Jakarta, ebcmedia.id – Komisi Pemberantasan Korupsi (KPK) mengungkapkan temuan mencengangkan dalam operasi tangkap tangan (OTT) yang melibatkan Gubernur Riau, Abdul Wahid. Dalam kasus dugaan pemerasan yang tengah diselidiki, penyidik menemukan adanya praktik “jatah preman” yang diduga menjadi modus pengumpulan dana ilegal.
Juru Bicara KPK, Budi Prasetyo, menjelaskan bahwa praktik tersebut merupakan salah satu cara bagi kepala daerah untuk mendapatkan bagian dari proyek tertentu di lingkungan pemerintah daerah.
“Kemudian ada semacam japrem atau jatah preman sekian persen begitu untuk kepala daerah. Itu modus-modusnya,” ujar Budi di Gedung Merah Putih KPK, Jakarta Selatan, Selasa (4/11/2025).
Budi menyebut, pembagian jatah itu telah ditetapkan dalam persentase tertentu dan menjadi pola korupsi yang sering ditemui dalam kasus serupa. Namun, detail lebih lanjut mengenai perkara ini akan dijabarkan setelah pemeriksaan awal selesai dilakukan.
“Itu nanti detail ya, masuk ke materi perkara. Besok kami jelaskan saat konferensi pers,” tambahnya.
Kasus dugaan pemerasan ini disebut berkaitan dengan pengelolaan anggaran di Dinas Pekerjaan Umum dan Penataan Ruang (PUPR) Provinsi Riau. Saat ini, penyidik tengah memeriksa sejumlah pihak yang diduga terlibat.
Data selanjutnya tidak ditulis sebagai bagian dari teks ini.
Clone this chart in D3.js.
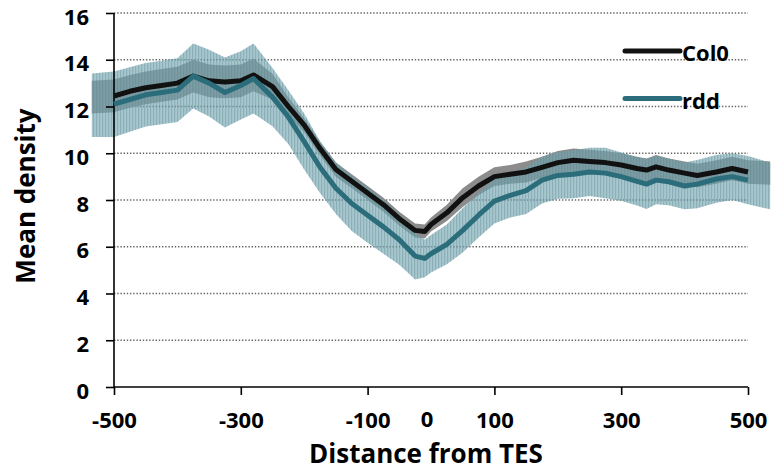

“Yang pasti, dugaan tindak pidana korupsi dan dugaan pemerasan ini terkait dengan anggaran di Dinas PUPR,” kata Budi.
Dalam OTT yang dilakukan pada Senin (3/11), KPK mengamankan sepuluh orang termasuk Gubernur Abdul Wahid. Tim penyidik juga menyita sejumlah barang bukti berupa uang tunai dalam berbagai mata uang dengan total sekitar Rp1,6 miliar.
“Tim juga mengamankan barang bukti, di antaranya sejumlah uang dalam bentuk rupiah, dolar Amerika, dan juga pound sterling, yang total kalau dirupiahkan sekitar Rp1,6 miliar,” ujar Budi.
“(Pecahan dolar dan pound sterling diamankan) di salah satu rumah milik saudara AW,” imbuhnya.
KPK menyatakan penetapan tersangka dalam kasus ini akan diumumkan hari ini setelah seluruh proses pemeriksaan awal rampung.